Simulating Change in Surface Runoff due to LULC Change using Soil Water and Assessment Tool for Flash Flood Prediction

Tshepo Mawasha, Wilma Britz


Accurate documentation of land-use/land-cover (LULC) change and evaluating its hydrological impact are of great interest for catchment hydrological management. Jukskei River catchment has undergone a rapid infrastructural and residential development which had an influence on runoff depth. The objective of the study is to integrate Geographical Information System (GIS) and remote sensing (RS) techniques with Soil and Water Assessment Tool (SWAT) model to quantify the spatial and temporal changes in surface runoff depth resulting from LULC change. Landsat images of 1987 MSS, 2001 TM and 2015 OLI were pre-processed and classified using a supervised classification method with maximum likelihood. Results indicated that, there was a significant increase in built-up area from 28700.4ha in 1987 LULC to 36313.6ha in 2001 and 42713.1ha in 2015 at the expense of bare surface, intact vegetation and sparsed vegetation.
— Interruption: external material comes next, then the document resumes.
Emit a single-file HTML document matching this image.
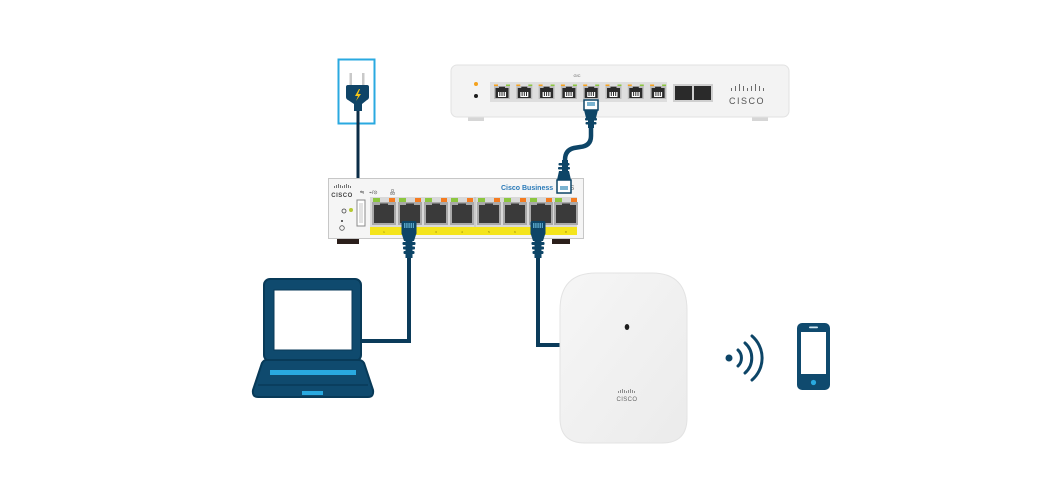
<!DOCTYPE html>
<html><head><meta charset="utf-8"><style>
html,body{margin:0;padding:0;background:#fff;}
svg{display:block;}
text{font-family:"Liberation Sans",sans-serif;}
</style></head><body>
<svg width="1050" height="500" viewBox="0 0 1050 500" xmlns="http://www.w3.org/2000/svg">
<defs>
  <linearGradient id="apg" x1="0" y1="0" x2="1" y2="1">
    <stop offset="0" stop-color="#f6f6f6"/><stop offset="1" stop-color="#ebebeb"/>
  </linearGradient>
  <g id="rport">
    <rect x="0" y="-1.5" width="4" height="1.5" fill="#f4a21e"/>
    <rect x="12" y="-1.5" width="4" height="1.5" fill="#8cc63f"/>
    <rect x="0" y="0" width="16" height="13" fill="#bdbdbd"/>
    <path d="M1.5 2 H5 V0.8 H11 V2 H14.5 V12 H1.5 Z" fill="#2b2b2b"/>
    <rect x="4" y="6" width="8" height="5" fill="#fff"/>
    <rect x="5.3" y="6" width="1" height="4" fill="#2b2b2b"/>
    <rect x="7.5" y="6" width="1" height="4" fill="#2b2b2b"/>
    <rect x="9.7" y="6" width="1" height="4" fill="#2b2b2b"/>
  </g>
  <g id="sport">
    <rect x="1" y="0" width="7" height="4" fill="#8cc63f"/>
    <rect x="17" y="0" width="6" height="4" fill="#f47b20"/>
    <rect x="0" y="4" width="24" height="23" fill="#a9a9a9"/>
    <path d="M2 7 H8 V5.5 H16 V7 H22 V25 H2 Z" fill="#3a3a3a"/>
  </g>
  <g id="plugup">
    <rect x="-7.5" y="0" width="15" height="14" rx="2" fill="#0d4567"/>
    <rect x="-5" y="2" width="10" height="5" fill="#5aa6c8"/>
    <rect x="-3.6" y="2" width="0.8" height="5" fill="#0d4567"/>
    <rect x="-1.4" y="2" width="0.8" height="5" fill="#0d4567"/>
    <rect x="0.8" y="2" width="0.8" height="5" fill="#0d4567"/>
    <rect x="3" y="2" width="0.8" height="5" fill="#0d4567"/>
    <path d="M-7.5 12 L-5 20 H5 L7.5 12 Z" fill="#0d4567"/>
    <rect x="-6.5" y="21" width="13" height="3" rx="1" fill="#0d4567"/>
    <rect x="-6" y="25.5" width="12" height="3" rx="1" fill="#0d4567"/>
    <rect x="-5.5" y="30" width="11" height="3" rx="1" fill="#0d4567"/>
    <rect x="-3.5" y="20" width="7" height="17" fill="#0d4567"/>
  </g>
</defs>

<!-- ===== Router ===== -->
<rect x="468" y="116" width="16" height="5" fill="#d6d6d6"/>
<rect x="752" y="116" width="16" height="5" fill="#d6d6d6"/>
<rect x="451" y="65" width="338" height="52" rx="6" fill="#f3f3f3" stroke="#e2e2e2" stroke-width="1"/>
<circle cx="476" cy="84" r="2" fill="#f4a21e"/>
<circle cx="476" cy="96" r="2" fill="#1e1e1e"/>
<text x="577" y="77" font-size="4" fill="#555" text-anchor="middle">G!C</text>
<rect x="490" y="82" width="177" height="20" fill="#dedede"/>
<use href="#rport" x="494" y="86"/>
<use href="#rport" x="516.3" y="86"/>
<use href="#rport" x="538.6" y="86"/>
<use href="#rport" x="560.9" y="86"/>
<use href="#rport" x="583.2" y="86"/>
<use href="#rport" x="605.5" y="86"/>
<use href="#rport" x="627.8" y="86"/>
<use href="#rport" x="650.1" y="86"/>
<rect x="673" y="84" width="40" height="18" fill="#cfcfcf"/>
<rect x="675" y="86" width="17" height="14" fill="#2a2a2a"/>
<rect x="694" y="86" width="17" height="14" fill="#2a2a2a"/>
<g fill="#6a6a6a">
  <rect x="731" y="88" width="1" height="3"/><rect x="735" y="86" width="1" height="5"/>
  <rect x="739" y="84" width="1" height="7"/><rect x="743" y="86" width="1" height="5"/>
  <rect x="747" y="88" width="1" height="3"/><rect x="751" y="86" width="1" height="5"/>
  <rect x="755" y="84" width="1" height="7"/><rect x="759" y="86" width="1" height="5"/>
  <rect x="763" y="88" width="1" height="3"/>
</g>
<text x="747" y="104" font-size="9" fill="#555" text-anchor="middle" letter-spacing="1.5">CISCO</text>

<!-- ===== Power outlet & plug ===== -->
<rect x="338.5" y="59.5" width="36" height="64" fill="#fff" stroke="#2aa9e0" stroke-width="2"/>
<line x1="358" y1="105" x2="358" y2="179" stroke="#0b2d47" stroke-width="3"/>
<rect x="349.5" y="73" width="2.5" height="14" fill="#c9c9c9"/>
<rect x="362" y="73" width="2.5" height="14" fill="#c9c9c9"/>
<path d="M346 87 Q346 85 348 85 H367 Q369 85 369 87 V97 Q369 99 367 100 L362 104 V111 H354 V104 L348 100 Q346 99 346 97 Z" fill="#0f4467"/>
<path d="M359 89 L355 96 H358 L356 101 L361 94 H358 L360 89 Z" fill="#f5c518"/>

<!-- ===== Switch ===== -->
<rect x="337" y="237" width="22" height="7" fill="#2b1f1b"/>
<rect x="552" y="237" width="18" height="7" fill="#2b1f1b"/>
<rect x="328.5" y="178.5" width="255" height="60" fill="#f5f5f5" stroke="#c7c7c7" stroke-width="1"/>
<g fill="#555">
  <rect x="334" y="186" width="0.8" height="2"/><rect x="336" y="185" width="0.8" height="3"/>
  <rect x="338" y="184" width="0.8" height="4"/><rect x="340" y="185" width="0.8" height="3"/>
  <rect x="342" y="186" width="0.8" height="2"/><rect x="344" y="185" width="0.8" height="3"/>
  <rect x="346" y="184" width="0.8" height="4"/><rect x="348" y="185" width="0.8" height="3"/>
  <rect x="350" y="186" width="0.8" height="2"/>
</g>
<text x="342" y="197" font-size="6" fill="#444" text-anchor="middle" font-weight="bold" letter-spacing="0.5">CISCO</text>
<text x="360" y="194" font-size="5" fill="#444">⇋</text>
<text x="369" y="194" font-size="5" fill="#444">⌁/⊙</text>
<text x="390" y="194" font-size="5" fill="#444">品</text>
<rect x="357" y="200" width="8" height="26" fill="#fff" stroke="#8a8a8a" stroke-width="1"/>
<rect x="359" y="203" width="4" height="20" fill="#e2e2e2"/>
<circle cx="344" cy="211" r="2" fill="none" stroke="#444" stroke-width="0.8"/>
<circle cx="351" cy="210" r="2" fill="#b5c930"/>
<circle cx="342" cy="221" r="1" fill="#333"/>
<circle cx="342" cy="228" r="2.3" fill="none" stroke="#555" stroke-width="0.8"/>
<text x="501" y="190" font-size="7" fill="#2a7ab8" font-weight="bold">Cisco Business</text>
<text x="556" y="190" font-size="7" fill="#777">250 S</text>
<rect x="370" y="197" width="207" height="30" fill="#d9d9d9"/>
<use href="#sport" x="372" y="198"/>
<use href="#sport" x="398" y="198"/>
<use href="#sport" x="424" y="198"/>
<use href="#sport" x="450" y="198"/>
<line x1="475" y1="197" x2="475" y2="227" stroke="#bdbdbd" stroke-width="1"/>
<use href="#sport" x="477" y="198"/>
<use href="#sport" x="503" y="198"/>
<use href="#sport" x="529" y="198"/>
<use href="#sport" x="554" y="198"/>
<rect x="370" y="227" width="207" height="8" fill="#f4e41c"/>
<g font-size="3" fill="#8a7a00" text-anchor="middle">
  <text x="384" y="233">1</text><text x="410" y="233">2</text><text x="436" y="233">3</text><text x="462" y="233">4</text>
  <text x="489" y="233">5</text><text x="515" y="233">6</text><text x="541" y="233">7</text><text x="566" y="233">8</text>
</g>

<!-- ===== Router-to-switch cable (drawn over switch) ===== -->
<path d="M591 125 V136 Q591 146 580 147 L574 148 Q565 150 565 160 V170" fill="none" stroke="#0d4567" stroke-width="4.5"/>
<g>
  <rect x="584" y="100" width="14" height="10" fill="#fff" stroke="#0d4567" stroke-width="1.5"/>
  <rect x="587" y="102" width="8" height="4" fill="#7ab3d0"/>
  <path d="M584 110 H598 L596 118 H586 Z" fill="#0d4567"/>
  <rect x="585" y="118" width="12" height="2.5" rx="1" fill="#0d4567"/>
  <rect x="585.5" y="122" width="11" height="2.5" rx="1" fill="#0d4567"/>
  <rect x="588" y="117" width="6" height="11" fill="#0d4567"/>
</g>
<g>
  <rect x="562" y="160" width="6" height="12" fill="#0d4567"/>
  <rect x="558.5" y="163" width="11" height="2.5" rx="1" fill="#0d4567"/>
  <rect x="558" y="167" width="12" height="2.5" rx="1" fill="#0d4567"/>
  <path d="M559 171 H569 L571 180 H557 Z" fill="#0d4567"/>
  <rect x="557" y="180" width="14" height="13" fill="#fff" stroke="#0d4567" stroke-width="1.5"/>
  <rect x="560" y="186" width="8" height="4" fill="#7ab3d0"/>
</g>

<!-- ===== Cables to laptop and AP ===== -->
<path d="M409 255 V341 H360" fill="none" stroke="#0b3b5a" stroke-width="4"/>
<path d="M538 255 V345 H561" fill="none" stroke="#0b3b5a" stroke-width="4"/>
<use href="#plugup" x="409" y="221"/>
<use href="#plugup" x="538" y="221"/>

<!-- ===== Laptop ===== -->
<rect x="264" y="279" width="97" height="82" rx="6" fill="#0f4a6e" stroke="#083a58" stroke-width="2"/>
<rect x="274" y="290" width="78" height="60" fill="#fff" stroke="#083a58" stroke-width="1"/>
<path d="M266 360 H359 Q362 360 364 363 L373 390 Q374 397 368 397 H258 Q252 397 253 390 L262 363 Q264 360 266 360 Z" fill="#0f4a6e" stroke="#083a58" stroke-width="2"/>
<rect x="270" y="370" width="86" height="5" fill="#29a9e0"/>
<line x1="258" y1="385" x2="368" y2="385" stroke="#083a58" stroke-width="1.5"/>
<rect x="302" y="391" width="21" height="4" fill="#29a9e0"/>

<!-- ===== Access Point ===== -->
<path d="M596 273 H652 Q687 273 687 310 V418 Q687 443 662 443 H585 Q560 443 560 418 V310 Q560 273 596 273 Z" fill="url(#apg)" stroke="#e3e3e3" stroke-width="1"/>
<ellipse cx="627" cy="327" rx="2.3" ry="3" fill="#1e1e1e"/>
<g fill="#777">
  <rect x="618" y="391" width="0.8" height="2"/><rect x="620" y="390" width="0.8" height="3"/>
  <rect x="622" y="389" width="0.8" height="4"/><rect x="624" y="390" width="0.8" height="3"/>
  <rect x="626" y="391" width="0.8" height="2"/><rect x="628" y="390" width="0.8" height="3"/>
  <rect x="630" y="389" width="0.8" height="4"/><rect x="632" y="390" width="0.8" height="3"/>
  <rect x="634" y="391" width="0.8" height="2"/>
</g>
<text x="627" y="401" font-size="6" fill="#666" text-anchor="middle" letter-spacing="0.4">CISCO</text>

<!-- ===== WiFi ===== -->
<circle cx="729" cy="358" r="3.5" fill="#0d4567"/>
<g fill="none" stroke="#0d4567" stroke-width="3" stroke-linecap="round">
  <path d="M738 350 A11 11 0 0 1 738 366"/>
  <path d="M745 343 A20 20 0 0 1 745 373"/>
  <path d="M752 336 A29 29 0 0 1 752 380"/>
</g>

<!-- ===== Phone ===== -->
<rect x="797" y="323" width="33" height="67" rx="5" fill="#0f4a6e"/>
<rect x="801" y="332" width="25" height="42" fill="#fff"/>
<rect x="809" y="326.5" width="9" height="1.8" rx="0.9" fill="#cfe6f2"/>
<circle cx="813.5" cy="382.5" r="2.6" fill="#29a9e0"/>
</svg>
</body></html>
However, during hydrological modelling, soil, DEM and climatic data were kept constant except LULC images which were interchanged during each simulation phase. Calibrated with observed hydrological data at the catchment outlets, SWAT model was used to evaluate the effect of LULC change on surface runoff depth. The analysis of SWAT model showed increases surface runoff depth from 70.5mm in 1987 LULC to 134.2mm in 2001 and 199.3mm in 2015 LULC. The SWAT model indicated satisfactorily results based on model calibration and validation results. Therefore, this study concluded that, integration of GIS and RS techniques with SWAT model can help in formulating policy guidelines for land-use practices thereby reducing hydrological impacts associated with LULC changes.